"Just as the thought of fire does not warm the body, so faith without love does not actualize the light of spiritual knowledge in the soul."

 

A very poignant sentence. I have learned something in this affair we call love. There are those who would call themselves Christians and do what they are told. They never grasp the true meaning of anything, spiritual or otherwise. We make our vows to God to always keep faith and hope near to our hearts and try to live and walk in the spirit. If life were the desert school of theology as it were with Moses, we would fail miserably.

I am guilty of the same thing. While I have never been selfish as a person or even a child, as I was able to spoil myself, I did. I did so blindly until I had no other place to go but on my knees. From the time my father died until my knees hit the floor I was angry with God, ignorant of my faith and had no idea who I was. I was angry with the world because I thought it owed me something. Looking back, it’s funny and yet sad. The world owed me something because my life wasn’t perfect. Its imperfections were life based, how dare anyone even think that it was my choices that brought me there. I got a huge slap in the face with a strong dose of reality. I squirmed, kicked and fought tooth and nail over it. I realized I didn’t like myself. And so the healing began. My anger evaporated into nothing and I had no recourse but to face myself in solace. I found myself again, or rather my spirit. It had been caged, lost, hungry and deep in sorrow. It never lost hope. Hope, the very thing that makes one get out of bed in the morning and start another day.

Once released and fed, it was like being fully immersed in peace. I have never felt as connected or as one with myself. My mind, spirit and soul were finally communicating and for a glimpse of time I was a full Christian. Of course, being human I lost that connection. I, like many of us, was hit with life and I slowly started to separate. The peace that once resided was gone. My one advantage in this is that I am fully aware and conscious of myself, my thoughts and the path I should be on. Getting there, however, is a completely different story. I am stubborn to the core and at times insist on my brain taking over. When it does, logic is my peace. I feel empowered and in control. One would think that is awesome. Shocking as it may be, logic only goes so far. It limits my understanding and turns me into a numb and empty being. I suppose in some respects it is a saving grace to not feel, to not be bothered by what happens in the world, but it is raw and void. Like a hole in ones heart that can never be filled.

To have true faith, one must have love. They go hand in hand. There is no separation. You cannot be faithful to a God that is love and be a cold hearted bastard who feels on convenience.
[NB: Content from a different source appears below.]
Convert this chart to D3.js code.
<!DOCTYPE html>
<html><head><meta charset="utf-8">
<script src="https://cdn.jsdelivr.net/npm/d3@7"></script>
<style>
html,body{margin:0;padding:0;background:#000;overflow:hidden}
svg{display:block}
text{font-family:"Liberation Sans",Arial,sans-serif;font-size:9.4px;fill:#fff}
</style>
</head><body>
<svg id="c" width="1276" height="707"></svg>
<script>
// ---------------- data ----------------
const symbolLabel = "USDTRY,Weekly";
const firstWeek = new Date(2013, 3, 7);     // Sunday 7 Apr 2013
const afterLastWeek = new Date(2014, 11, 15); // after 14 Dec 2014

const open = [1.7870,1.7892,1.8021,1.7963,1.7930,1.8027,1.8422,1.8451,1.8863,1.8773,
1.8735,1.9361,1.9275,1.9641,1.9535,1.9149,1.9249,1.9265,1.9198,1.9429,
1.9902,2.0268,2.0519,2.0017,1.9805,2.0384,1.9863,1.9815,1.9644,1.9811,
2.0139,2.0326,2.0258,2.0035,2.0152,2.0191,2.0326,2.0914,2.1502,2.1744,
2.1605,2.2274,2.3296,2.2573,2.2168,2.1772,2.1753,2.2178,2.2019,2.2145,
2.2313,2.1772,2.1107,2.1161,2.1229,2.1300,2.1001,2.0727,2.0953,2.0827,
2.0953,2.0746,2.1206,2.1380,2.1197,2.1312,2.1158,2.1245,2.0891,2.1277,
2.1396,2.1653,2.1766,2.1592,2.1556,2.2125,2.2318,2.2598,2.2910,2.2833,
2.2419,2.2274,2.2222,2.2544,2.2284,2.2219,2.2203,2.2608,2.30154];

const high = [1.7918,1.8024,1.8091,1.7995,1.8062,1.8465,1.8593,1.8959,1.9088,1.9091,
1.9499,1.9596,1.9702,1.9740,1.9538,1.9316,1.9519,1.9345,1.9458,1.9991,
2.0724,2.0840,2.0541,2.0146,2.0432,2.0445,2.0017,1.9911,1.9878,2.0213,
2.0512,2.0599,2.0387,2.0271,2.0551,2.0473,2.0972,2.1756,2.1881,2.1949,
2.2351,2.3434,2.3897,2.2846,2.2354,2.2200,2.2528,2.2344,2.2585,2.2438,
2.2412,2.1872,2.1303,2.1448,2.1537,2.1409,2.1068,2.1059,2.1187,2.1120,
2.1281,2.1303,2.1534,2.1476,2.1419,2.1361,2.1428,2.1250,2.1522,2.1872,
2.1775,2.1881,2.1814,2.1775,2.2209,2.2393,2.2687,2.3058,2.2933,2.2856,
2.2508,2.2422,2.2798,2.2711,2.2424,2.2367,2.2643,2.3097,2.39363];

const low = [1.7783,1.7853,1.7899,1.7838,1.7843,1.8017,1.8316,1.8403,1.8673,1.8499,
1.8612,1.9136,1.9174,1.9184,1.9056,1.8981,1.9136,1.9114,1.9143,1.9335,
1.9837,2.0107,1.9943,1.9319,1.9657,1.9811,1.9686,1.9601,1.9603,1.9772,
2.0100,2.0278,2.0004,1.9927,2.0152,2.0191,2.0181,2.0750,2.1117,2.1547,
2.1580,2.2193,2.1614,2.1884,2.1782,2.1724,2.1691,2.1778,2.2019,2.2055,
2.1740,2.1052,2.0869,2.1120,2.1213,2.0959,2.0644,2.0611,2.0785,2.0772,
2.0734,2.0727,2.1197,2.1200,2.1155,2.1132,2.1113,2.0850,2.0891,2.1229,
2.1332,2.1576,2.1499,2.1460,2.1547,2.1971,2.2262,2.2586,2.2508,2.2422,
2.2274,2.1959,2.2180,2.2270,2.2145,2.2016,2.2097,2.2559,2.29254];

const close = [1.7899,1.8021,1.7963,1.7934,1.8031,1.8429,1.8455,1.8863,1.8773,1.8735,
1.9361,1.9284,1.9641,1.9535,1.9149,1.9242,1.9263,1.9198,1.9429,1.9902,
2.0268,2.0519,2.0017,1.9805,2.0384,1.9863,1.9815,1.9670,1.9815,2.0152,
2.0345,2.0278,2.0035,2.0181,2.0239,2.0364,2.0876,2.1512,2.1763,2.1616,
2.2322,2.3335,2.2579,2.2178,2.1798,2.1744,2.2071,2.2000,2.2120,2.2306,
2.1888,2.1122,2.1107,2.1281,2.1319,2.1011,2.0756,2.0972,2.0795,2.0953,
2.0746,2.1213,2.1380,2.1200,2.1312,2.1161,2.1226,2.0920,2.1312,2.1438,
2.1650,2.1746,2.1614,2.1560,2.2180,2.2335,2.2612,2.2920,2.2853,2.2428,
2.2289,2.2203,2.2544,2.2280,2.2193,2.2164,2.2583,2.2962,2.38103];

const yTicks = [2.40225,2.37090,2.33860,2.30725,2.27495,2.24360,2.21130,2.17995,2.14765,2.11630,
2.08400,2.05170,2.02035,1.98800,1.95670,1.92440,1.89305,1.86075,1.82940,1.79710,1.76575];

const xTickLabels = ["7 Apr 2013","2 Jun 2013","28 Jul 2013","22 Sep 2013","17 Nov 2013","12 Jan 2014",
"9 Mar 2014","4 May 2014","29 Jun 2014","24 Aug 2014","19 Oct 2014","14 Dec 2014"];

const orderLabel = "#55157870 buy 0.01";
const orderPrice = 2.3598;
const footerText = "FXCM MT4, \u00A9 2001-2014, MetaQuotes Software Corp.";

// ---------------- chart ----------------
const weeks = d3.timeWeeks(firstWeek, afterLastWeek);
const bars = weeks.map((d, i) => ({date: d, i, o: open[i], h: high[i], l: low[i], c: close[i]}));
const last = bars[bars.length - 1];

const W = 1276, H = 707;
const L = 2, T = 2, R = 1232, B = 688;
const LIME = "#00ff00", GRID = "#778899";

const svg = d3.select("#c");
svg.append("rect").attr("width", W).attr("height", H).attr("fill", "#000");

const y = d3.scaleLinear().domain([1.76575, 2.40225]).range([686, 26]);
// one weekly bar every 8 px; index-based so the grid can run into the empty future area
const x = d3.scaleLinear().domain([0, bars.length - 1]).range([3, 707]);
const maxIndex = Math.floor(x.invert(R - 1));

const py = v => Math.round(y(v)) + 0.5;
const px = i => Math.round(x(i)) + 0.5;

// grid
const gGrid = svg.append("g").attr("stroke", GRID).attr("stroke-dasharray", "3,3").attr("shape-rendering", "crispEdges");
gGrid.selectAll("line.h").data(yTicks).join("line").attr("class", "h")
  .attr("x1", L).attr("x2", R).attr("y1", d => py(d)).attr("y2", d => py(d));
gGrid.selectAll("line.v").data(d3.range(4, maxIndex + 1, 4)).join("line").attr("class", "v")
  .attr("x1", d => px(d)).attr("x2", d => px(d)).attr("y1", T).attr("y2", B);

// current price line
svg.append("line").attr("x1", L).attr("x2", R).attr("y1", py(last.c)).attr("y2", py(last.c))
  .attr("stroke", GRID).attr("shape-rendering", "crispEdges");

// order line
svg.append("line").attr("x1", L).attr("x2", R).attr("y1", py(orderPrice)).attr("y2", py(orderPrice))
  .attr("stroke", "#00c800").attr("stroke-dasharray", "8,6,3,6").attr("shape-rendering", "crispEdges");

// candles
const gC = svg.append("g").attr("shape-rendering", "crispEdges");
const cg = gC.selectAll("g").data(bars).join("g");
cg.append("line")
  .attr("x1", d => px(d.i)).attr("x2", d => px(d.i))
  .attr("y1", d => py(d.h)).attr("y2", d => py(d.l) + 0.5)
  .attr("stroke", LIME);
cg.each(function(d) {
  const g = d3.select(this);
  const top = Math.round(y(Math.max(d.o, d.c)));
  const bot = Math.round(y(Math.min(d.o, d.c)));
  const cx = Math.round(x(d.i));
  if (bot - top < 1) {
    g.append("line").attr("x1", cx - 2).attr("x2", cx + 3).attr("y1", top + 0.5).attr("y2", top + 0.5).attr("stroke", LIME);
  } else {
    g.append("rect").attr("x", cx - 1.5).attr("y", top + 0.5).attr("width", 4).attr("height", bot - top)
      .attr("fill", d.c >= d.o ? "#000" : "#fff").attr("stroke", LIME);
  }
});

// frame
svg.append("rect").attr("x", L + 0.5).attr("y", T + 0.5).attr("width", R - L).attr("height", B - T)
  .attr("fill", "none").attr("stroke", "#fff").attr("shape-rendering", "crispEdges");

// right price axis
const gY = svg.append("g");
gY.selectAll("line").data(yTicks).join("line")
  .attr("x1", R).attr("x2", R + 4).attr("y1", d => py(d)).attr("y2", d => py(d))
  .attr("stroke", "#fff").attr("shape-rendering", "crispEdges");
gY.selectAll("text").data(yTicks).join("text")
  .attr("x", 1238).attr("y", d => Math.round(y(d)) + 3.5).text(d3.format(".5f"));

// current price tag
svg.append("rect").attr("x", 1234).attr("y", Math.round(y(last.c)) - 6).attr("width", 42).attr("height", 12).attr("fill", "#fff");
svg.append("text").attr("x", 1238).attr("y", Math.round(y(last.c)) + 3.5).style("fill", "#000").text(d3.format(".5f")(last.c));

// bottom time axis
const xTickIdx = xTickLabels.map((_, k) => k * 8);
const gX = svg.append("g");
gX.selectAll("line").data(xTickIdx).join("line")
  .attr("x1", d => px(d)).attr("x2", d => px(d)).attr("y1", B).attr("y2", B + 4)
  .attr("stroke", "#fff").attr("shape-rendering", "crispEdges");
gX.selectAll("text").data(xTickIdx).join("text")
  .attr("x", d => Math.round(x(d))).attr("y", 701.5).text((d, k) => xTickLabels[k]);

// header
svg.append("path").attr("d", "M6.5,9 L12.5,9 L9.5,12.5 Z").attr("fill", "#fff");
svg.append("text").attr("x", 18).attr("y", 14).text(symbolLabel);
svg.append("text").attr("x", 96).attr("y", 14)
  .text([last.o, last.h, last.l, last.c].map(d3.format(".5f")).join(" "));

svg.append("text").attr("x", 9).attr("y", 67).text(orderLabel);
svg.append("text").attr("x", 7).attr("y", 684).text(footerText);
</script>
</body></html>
It doesn’t work that way. This is one area in life that is all or nothing. Life, the thing you do in the human shell is ever so transient. In the grand scheme of eternity our time on Earth is but seconds. We are spiritual beings having a human experience. We sometimes forget that the experience should be all encompassing in the soul and spirit and not just your humanity. When you are hungry, you eat, when your heart or soul are sick you read something that makes you feel better….but what do you do when your spirit is ill? The spirit does not heal because you pet it and give it a piece of chocolate. I see so many books out there like the “Chicken Soup for….”, whatever your need may be. While I think sometimes a sweet thought is something we all need, your spirit does not heal because you feed it what it wants to hear. Last time I checked there is no “Chicken Soup for the Spirit”. Why? Because we cant handle it. That’s right, we cannot handle being told about ourselves. The only chicken soup for the spirit is the Bible. When is the last time the average person picked one up? Exactly. Chances are it is collecting dust in a drawer or on a bookshelf. I was guilty of that too.
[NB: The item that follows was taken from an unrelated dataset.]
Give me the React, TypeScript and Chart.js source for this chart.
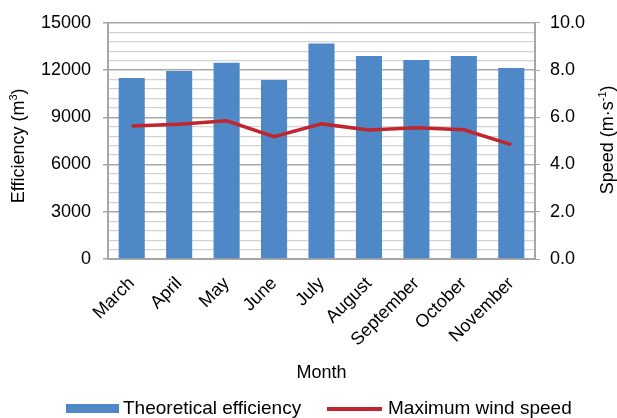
import React, { useEffect, useRef } from "react";
import { Chart, registerables } from "chart.js";

Chart.register(...registerables);

const months = ["March", "April", "May", "June", "July", "August", "September", "October", "November"];
const efficiency = [11500, 11940, 12470, 11370, 13690, 12890, 12640, 12890, 12130];
const windSpeed = [5.63, 5.7, 5.85, 5.18, 5.72, 5.46, 5.56, 5.47, 4.84];
const leftTicks = [0, 3000, 6000, 9000, 12000, 15000];
const rightTicks = [0, 2, 4, 6, 8, 10];

const FONT = '"Liberation Sans", Arial, sans-serif';
const BAR = "#4F88C6";
const LINE = "#C0262D";
const AXIS = "#A6A6A6";

type Part = { t: string; sup?: boolean };

function drawRich(ctx: CanvasRenderingContext2D, cx: number, cy: number, parts: Part[], size: number, rotate: boolean) {
  ctx.save();
  ctx.translate(cx, cy);
  if (rotate) ctx.rotate(-Math.PI / 2);
  const supSize = Math.round(size * 0.62);
  let total = 0;
  for (const p of parts) {
    ctx.font = `${p.sup ? supSize : size}px ${FONT}`;
    total += ctx.measureText(p.t).width;
  }
  let x = -total / 2;
  const base = size * 0.36;
  ctx.fillStyle = "#000";
  ctx.textBaseline = "alphabetic";
  ctx.textAlign = "left";
  for (const p of parts) {
    ctx.font = `${p.sup ? supSize : size}px ${FONT}`;
    ctx.fillText(p.t, x, p.sup ? base - size * 0.4 : base);
    x += ctx.measureText(p.t).width;
  }
  ctx.restore();
}

const decorPlugin = {
  id: "decor",
  afterDraw(chart: any) {
    const ctx = chart.ctx as CanvasRenderingContext2D;
    const ca = chart.chartArea;
    const midY = (ca.top + ca.bottom) / 2;
    drawRich(ctx, 18, midY + 5, [{ t: "Efficiency (m" }, { t: "3", sup: true }, { t: ")" }], 18, true);
    drawRich(ctx, 607, midY - 1, [{ t: "Speed (m·s" }, { t: "-1", sup: true }, { t: ")" }], 18, true);
    // legend
    ctx.save();
    ctx.fillStyle = BAR;
    ctx.fillRect(66, 404, 53, 9);
    ctx.strokeStyle = LINE;
    ctx.lineWidth = 4;
    ctx.beginPath();
    ctx.moveTo(327, 409);
    ctx.lineTo(382, 409);
    ctx.stroke();
    ctx.fillStyle = "#000";
    ctx.font = `19px ${FONT}`;
    ctx.textBaseline = "alphabetic";
    ctx.textAlign = "left";
    ctx.fillText("Theoretical efficiency", 123, 414);
    ctx.fillText("Maximum wind speed", 388, 414);
    ctx.restore();
  },
};

export default function App() {
  const ref = useRef<HTMLCanvasElement | null>(null);
  useEffect(() => {
    if (!ref.current) return;
    Chart.defaults.font.family = FONT;
    Chart.defaults.color = "#000";
    const chart = new Chart(ref.current, {
      type: "bar",
      data: {
        labels: months,
        datasets: [
          {
            type: "line",
            label: "Maximum wind speed",
            data: windSpeed,
            yAxisID: "y1",
            borderColor: LINE,
            backgroundColor: LINE,
            borderWidth: 3.5,
            pointRadius: 0,
            tension: 0,
            order: 0,
          } as any,
          {
            type: "bar",
            label: "Theoretical efficiency",
            data: efficiency,
            yAxisID: "y",
            backgroundColor: BAR,
            barPercentage: 0.55,
            categoryPercentage: 1,
            order: 1,
          },
        ],
      },
      options: {
        responsive: false,
        animation: false,
        devicePixelRatio: 1,
        layout: { padding: { top: 22, left: 0, right: 0, bottom: 30 } },
        plugins: { legend: { display: false }, tooltip: { enabled: false } },
        scales: {
          x: {
            grid: { display: false, drawTicks: false },
            border: { color: AXIS, width: 2 },
            ticks: {
              minRotation: 45,
              maxRotation: 45,
              autoSkip: false,
              padding: 14,
              labelOffset: 0,
              font: { size: 18 },
              color: "#000",
            },
            title: { display: true, text: "Month", font: { size: 18 }, color: "#000", padding: { top: 4, bottom: 4 } },
            afterFit: (s: any) => {
              s.height = 418 - 30 - 259;
            },
          },
          y: {
            position: "left",
            min: 0,
            max: 15000,
            afterBuildTicks: (s: any) => {
              const arr: any[] = [];
              for (let v = 0; v <= 15000; v += 600) arr.push({ value: v });
              s.ticks = arr;
            },
            ticks: {
              autoSkip: false,
              padding: 12,
              font: { size: 18 },
              color: "#000",
              callback: (v: any) => (leftTicks.includes(Number(v)) ? String(v) : ""),
            },
            grid: {
              color: (c: any) => (c.tick && c.tick.value % 3000 === 0 ? "#A8A8A8" : "#D3D3D3"),
              lineWidth: (c: any) => (c.tick && c.tick.value % 3000 === 0 ? 1.5 : 1.2),
              tickColor: (c: any) => (c.tick && c.tick.value % 3000 === 0 ? AXIS : "rgba(0,0,0,0)"),
              tickLength: 5,
            },
            border: { color: AXIS, width: 2 },
            afterFit: (s: any) => {
              s.width = 108;
            },
          },
          y1: {
            position: "right",
            min: 0,
            max: 10,
            afterBuildTicks: (s: any) => {
              s.ticks = rightTicks.map((v) => ({ value: v }));
            },
            ticks: {
              padding: 10,
              font: { size: 18 },
              color: "#000",
              callback: (v: any) => Number(v).toFixed(1),
            },
            grid: { drawOnChartArea: false, tickLength: 5, color: AXIS },
            border: { color: AXIS, width: 2 },
            afterFit: (s: any) => {
              s.width = 617 - 535;
            },
          },
        },
      },
      plugins: [decorPlugin],
    });
    return () => chart.destroy();
  }, []);
  return (
    <div style={{ position: "absolute", left: 0, top: 0, width: 617, height: 418, background: "#fff" }}>
      <canvas ref={ref} width={617} height={418} style={{ display: "block" }} />
    </div>
  );
}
Time for some change. Shake up life a little bit. I have a 9 year old that is your typical child. Spoiled rotten, greedy at time and when life doesn’t go her way…watch out because it’s time to throw a fit. Her heart is in the right place, but she has a hard time seeing it. I have signed her up to work 1 day a week in a soup kitchen. One way to learn humility. She loves God and the child’s faith is unshaken. But is that enough? Just because she is 9 makes her no less important in this lesson than a grown adult. We as adults should be better educated and much more understanding of what we can see and also what we cant.

No matter how smart or educated we are and how much we learn through our lives, we still die stupid. Why? Because we only nurture one aspect of our being…our human side. We are much much more than a shell with a personality and a tongue that wields more power than a sword.